Dans les grandes romances contemporaines — celles que l’on relit, que l’on recommande — ce qu’on retient, ce ne sont pas seulement les scènes fortes, mais les respirations entre elles. Le baiser final émeut parce qu’il succède à des courants d’émotion équilibrés, et non à une ligne droite prévisible.
Ainsi, le lecteur est la mesure, et chaque battement narratif doit tendre vers cette communion — que l’on écrive pour lui autant qu’avec lui.

Le rythme émotionnel en romance, ce n’est pas une formule figée : c’est un souffle, une danse, une écoute.
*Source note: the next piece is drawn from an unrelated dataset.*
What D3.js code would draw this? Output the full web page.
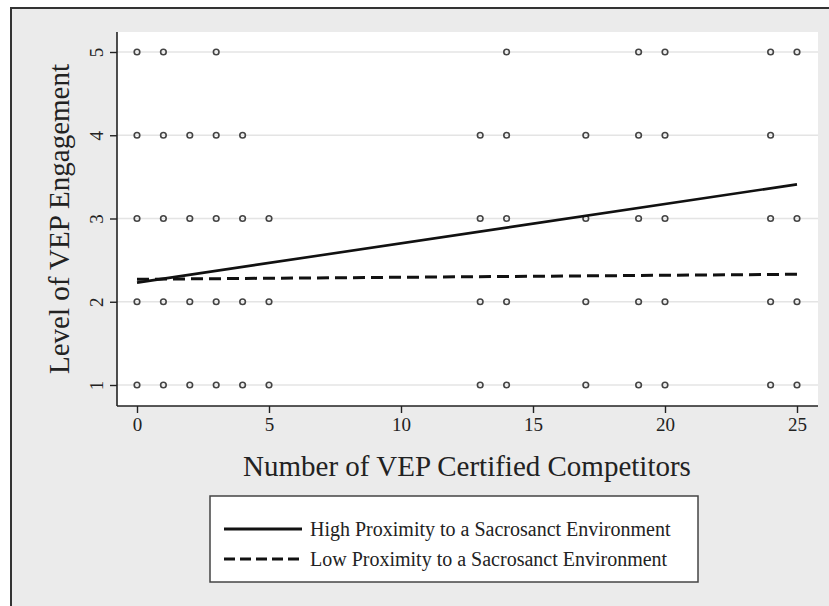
<!DOCTYPE html>
<html>
<head>
<meta charset="utf-8">
<script src="https://cdn.jsdelivr.net/npm/d3@7"></script>
<style>
  body { margin: 0; background: #fff; }
  text { font-family: "Liberation Serif", "Times New Roman", serif; fill: #222; }
</style>
</head>
<body>
<div id="chart"></div>
<script>
// observed points: competitors (x) at each engagement level (y)
var level5 = [0, 1, 3, 14, 19, 20, 24, 25]
var level4 = [0, 1, 2, 3, 4, 13, 14, 17, 19, 20, 24]
var level3 = [0, 1, 2, 3, 4, 5, 13, 14, 17, 19, 20, 24, 25]
var level2 = [0, 1, 2, 3, 4, 5, 13, 14, 17, 19, 20, 24, 25]
var level1 = [0, 1, 2, 3, 4, 5, 13, 14, 17, 19, 20, 24, 25]

// fitted lines (x, predicted engagement)
var highFit = [[0, 2.23], [25, 3.41]]
var lowFit = [[0, 2.27], [25, 2.33]]

var xTicks = [0, 5, 10, 15, 20, 25]
var yTicks = [1, 2, 3, 4, 5]
var legendLabels = ["High Proximity to a Sacrosanct Environment", "Low Proximity to a Sacrosanct Environment"]

var width = 829, height = 606

var svg = d3.select("#chart").append("svg")
    .attr("width", width)
    .attr("height", height)

// outer graph region
svg.append("rect")
    .attr("x", 11).attr("y", 8)
    .attr("width", width).attr("height", height)
    .attr("fill", "#ebebeb")
    .attr("stroke", "#333")
    .attr("stroke-width", 2)

var plot = { left: 117, right: 818, top: 32, bottom: 406 }

svg.append("rect")
    .attr("x", plot.left).attr("y", plot.top)
    .attr("width", plot.right - plot.left)
    .attr("height", plot.bottom - plot.top)
    .attr("fill", "#fff")

var x = d3.scaleLinear().domain([0, 25]).range([137, 797])
var y = d3.scaleLinear().domain([1, 5]).range([385, 52])

// gridlines
svg.selectAll("line.grid")
    .data(yTicks)
    .enter().append("line")
    .attr("class", "grid")
    .attr("x1", plot.left).attr("x2", plot.right)
    .attr("y1", function (d) { return y(d) })
    .attr("y2", function (d) { return y(d) })
    .attr("stroke", "#e4e4e4")
    .attr("stroke-width", 1.5)

// axes
var xAxis = svg.append("g")
    .attr("transform", "translate(0," + plot.bottom + ")")
    .call(d3.axisBottom(x).tickValues(xTicks).tickFormat(d3.format("d"))
        .tickSize(7).tickPadding(5).tickSizeOuter(0))
xAxis.select(".domain").attr("d", "M" + plot.left + ",0H" + plot.right)

var yAxis = svg.append("g")
    .attr("transform", "translate(" + plot.left + ",0)")
    .call(d3.axisLeft(y).tickValues(yTicks).tickFormat(d3.format("d"))
        .tickSize(7).tickSizeOuter(0))
yAxis.select(".domain").attr("d", "M0," + plot.top + "V" + plot.bottom)

svg.selectAll(".domain").attr("stroke", "#222").attr("stroke-width", 1.6)
svg.selectAll(".tick line").attr("stroke", "#222").attr("stroke-width", 1.4)
xAxis.selectAll(".tick text")
    .style("font-family", "Liberation Serif")
    .style("font-size", "19px")
    .attr("fill", "#222")
yAxis.selectAll(".tick text")
    .style("font-family", "Liberation Serif")
    .style("font-size", "19px")
    .attr("fill", "#222")
    .attr("text-anchor", "middle")
    .attr("dy", "0.35em")
    .attr("x", 0)
    .attr("transform", "translate(-21,0) rotate(-90)")

// axis titles
svg.append("text")
    .attr("x", 467).attr("y", 476)
    .attr("text-anchor", "middle")
    .style("font-size", "29px")
    .text("Number of VEP Certified Competitors")

svg.append("text")
    .attr("transform", "translate(69,219) rotate(-90)")
    .attr("text-anchor", "middle")
    .style("font-size", "29px")
    .text("Level of VEP Engagement")

// scatter points
var rows = [[5, level5], [4, level4], [3, level3], [2, level2], [1, level1]]
var pts = []
rows.forEach(function (r) {
    r[1].forEach(function (v) { pts.push({ x: v, y: r[0] }) })
})

svg.selectAll("circle.pt")
    .data(pts)
    .enter().append("circle")
    .attr("class", "pt")
    .attr("cx", function (d) { return x(d.x) })
    .attr("cy", function (d) { return y(d.y) })
    .attr("r", 2.8)
    .attr("fill", "none")
    .attr("stroke", "#444")
    .attr("stroke-width", 1.6)

// fit lines
var line = d3.line()
    .x(function (d) { return x(d[0]) })
    .y(function (d) { return y(d[1]) })

svg.append("path")
    .datum(lowFit)
    .attr("d", line)
    .attr("fill", "none")
    .attr("stroke", "#111")
    .attr("stroke-width", 3)
    .attr("stroke-dasharray", "12,6")

svg.append("path")
    .datum(highFit)
    .attr("d", line)
    .attr("fill", "none")
    .attr("stroke", "#111")
    .attr("stroke-width", 2.6)

// legend
svg.append("rect")
    .attr("x", 210).attr("y", 496)
    .attr("width", 488).attr("height", 86)
    .attr("fill", "#fff")
    .attr("stroke", "#444")
    .attr("stroke-width", 1.5)

var dashes = [null, "11,5"]
legendLabels.forEach(function (lab, i) {
    var ly = 529 + i * 30
    svg.append("line")
        .attr("x1", 224).attr("x2", 302)
        .attr("y1", ly).attr("y2", ly)
        .attr("stroke", "#111")
        .attr("stroke-width", 3)
        .attr("stroke-dasharray", dashes[i])
    svg.append("text")
        .attr("x", 310).attr("y", ly)
        .attr("dy", "0.33em")
        .style("font-size", "20px")
        .text(lab)
})
</script>
</body>
</html>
On apprend à sentir quand la tension doit croître, quand la douceur doit se poser, quand il faut lâcher prise pour mieux recommencer.
Si j’osais donner un mot final : la modulation. L’amour n’est pas un crescendo permanent — il est fait d’ombres, de silences, de retours. Le rôle de l’autrice est de jouer la mesure du cœur, d’inventer un battement unique pour chaque histoire.
Quand on réussit cette partition, le lecteur ne lit pas seulement une romance : il l’habite. Il respire avec les personnages, tremble à leur tour, espère avec leur cœur. Et quand il referme le livre, il emporte un écho — une trace — du battement invisible qu’on a posé ensemble.
Voilà la mystérieuse alchimie du rythme émotionnel : l’art de faire battre un cœur qu’on ne voit pas.